Saturday, December 15, 2012

Communities Suck At Describing Games They Don't Play

Once upon a time, Vincent Baker, author of many independent games, wrote this about The Forge, the gaming community that spawned many of the fans of his games....
_______

Vincent Baker Nov 11, 2012 - Public

We can argue about what the crucial failure of rpg design at the Forge was, but the crucial failure of rpg design at the Forge was the abandonment of concrete imagery as the medium and product of play.

......
(And then I wrote this:)
.....


Zak SmithNov 11, 2012 (edited)

+8

As I understand it, the Forge succeeded at many things?for the people who were into it?but failed at:
1. Being correct all the time about all kinds of games it talked about (which it didn't need to be because the people involved weren't actually making all kinds of games)
2. Promoting a culture open to all kinds of games and gamers (which it didn't need to be because those other gamers picked up the slack themselves)
In other words, the Forge served its constituency fairly well, it just failed to have much coherent to offer the rest of us and thus be an expansionist force.?


And the weird thing about that thing I wrote is the little "+8" next to it.

I don't often get "+8" when I am talking in a place where everyone's favorite game is my least favorite. But I'm not here to Forgebash strictly on the strength of a handful of people agreeing with me.

Because what I'm thinking is that this is not really just a weakness of the Forge, it's a weakness of every single RPG community:

They are really good at analyzing the kinds of games their members want to play and they totally fucking suck at analyzing games their members do not want to play.

(Likewise people suck at describing the function of art they don't want to look at. I would've turned the word "suck" into a link to that gamerconservative blog that attacked Hyun Tae Kim but they don't deserve the traffic.)

Everyone there has either never played the hated game, or played it, disliked the experience, and moved away from it and is eager to tell everyone all about that all the time.

And while their criticisms may be valid, in a game (as in anything) you are always trading some inconveniences for some reward and it is that reward that you will have a hard time understanding or appreciating the value of if you don't like the game.

You know, like they say: a cynic is someone who knows the price of everything and the value of nothing.

Example: me.

Despite having it described to me many times and read the book and heard AP reports, I have no real clue what the payoff of playing Dogs In The Vineyard is really supposed to be, really. Like whatever emotions it appeals to are ones I don't have. I can't judge it except in terms of the cost, not the value. It's not my kinda thing. People insisting it is universally good have thus far been inarticulate on that score. Not their fault. They are trying to describe the color blue to a blind person.

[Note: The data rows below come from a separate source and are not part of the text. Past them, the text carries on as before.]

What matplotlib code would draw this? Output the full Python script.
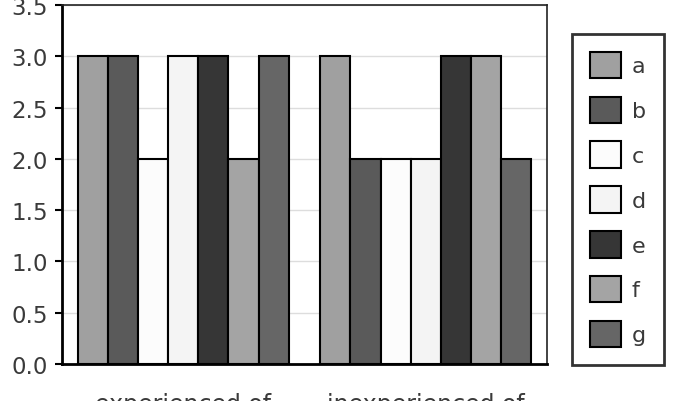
import numpy as np
import matplotlib
matplotlib.use("Agg")
import matplotlib.pyplot as plt

# data
groups = ["experienced of", "inexperienced of"]
series = ["a", "b", "c", "d", "e", "f", "g"]
experienced = [3, 3, 2, 3, 3, 2, 3]
inexperienced = [3, 2, 2, 2, 3, 3, 2]
colors = ["#a0a0a0", "#5a5a5a", "#fcfcfc", "#f4f4f4", "#363636", "#a4a4a4", "#666666"]

fig = plt.figure(figsize=(6.74, 4.02), dpi=100)
ax = fig.add_axes([62/674, 1-365/402, 485/674, 359/402])

x = np.arange(len(groups))
width = 0.87 / len(series)
for i, name in enumerate(series):
    vals = [experienced[i], inexperienced[i]]
    ax.bar(x - 0.435 + width*(i+0.5), vals, width, color=colors[i],
           edgecolor="black", linewidth=1.5, label=name, zorder=3)

ax.set_xlim(-0.5, 1.5)
ax.set_ylim(0, 3.5)
yt = np.arange(0, 3.51, 0.5)
ax.set_yticks(yt)
ax.set_yticklabels([f"{v:.1f}" for v in yt], fontsize=16.5, color="#3a3a3a")
ax.set_xticks(x)
ax.set_xticklabels(groups, fontsize=17, color="#3a3a3a")
ax.tick_params(axis="x", length=0, pad=20)
ax.tick_params(axis="y", length=5, width=1.5, direction="out", pad=5)
ax.yaxis.grid(True, color="#dddddd", linewidth=1, zorder=0)
ax.set_axisbelow(True)

for s in ["left", "bottom"]:
    ax.spines[s].set_linewidth(2)
    ax.spines[s].set_color("black")
for s in ["top", "right"]:
    ax.spines[s].set_linewidth(1.2)
    ax.spines[s].set_color("#222222")

leg = fig.legend(loc="upper left", bbox_to_anchor=(572/674, 1-35/402),
                 borderaxespad=0, fontsize=16, handlelength=1.4, handleheight=1.45,
                 labelspacing=0.83, handletextpad=0.5, borderpad=0.8,
                 fancybox=False, frameon=True)
leg.get_frame().set_edgecolor("black")
leg.get_frame().set_linewidth(2)
for t in leg.get_texts():
    t.set_color("#3a3a3a")

fig.savefig("out.png", dpi=100)
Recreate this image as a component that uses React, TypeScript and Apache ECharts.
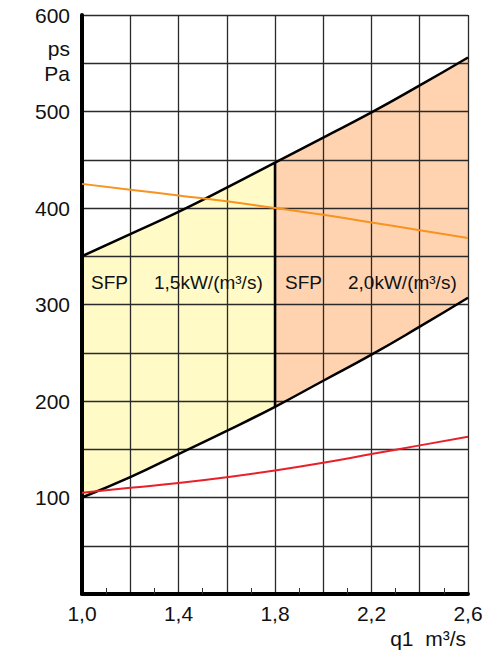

(And from what I've read it seems its author is ok with that. Which is good. Some people don't get why anyone wouldn't want to play their game. Those people suck.)

Again:
Although it's not my D&D of choice, I play and have enjoyed playing 4e, but I freely admit (and this thread demonstrates) I have no fucking clue (or had no fucking clue) what the average internet-talking 4e fan considered the strengths of that system.

I have a great friend here in LA who's decided 4e is his favorite D&D. I still don't know why, but I know that for whatever alchemy goes into his brain when he is putting together an adventure it is the one that meshes best with his internal list of "wanna deal withs" and "don't wanna deal withs". I'd have to get far deeper into his brain than I ever have to figure it out.

Or I could just play and enjoy it, which I do. P.S. Darren when are you running a game?

Etc etc.

What would make me suck even more is if I tried to describe it without knowing that I had no idea what I was talking about or without even having played it or after only having played it with a bunch of psychotic jerks that I hated.

If that sounds like a fun thing to read, you can read it pretty much anywhere on the gaming internet: just go to a forum devoted to any game and then look for them talking about the opposite of that game.

This goes for every other RPG community.

And if you belong to that community, and trust?the taste of the people there because you have played and talked together, and want to find out about a game or an idea outside that community's wheelhouse, what do you do?

Try to find someone who likes that game and have them make their best argument.

And if you are outside a thing and have an idea about it. Find someone inside and ask them.

The costs (all the reasons the people in your Vampire group don't play Cthulhu instead) are always easy to find.

The value, though, that's a thing you may have to go outside your comfort zone to get.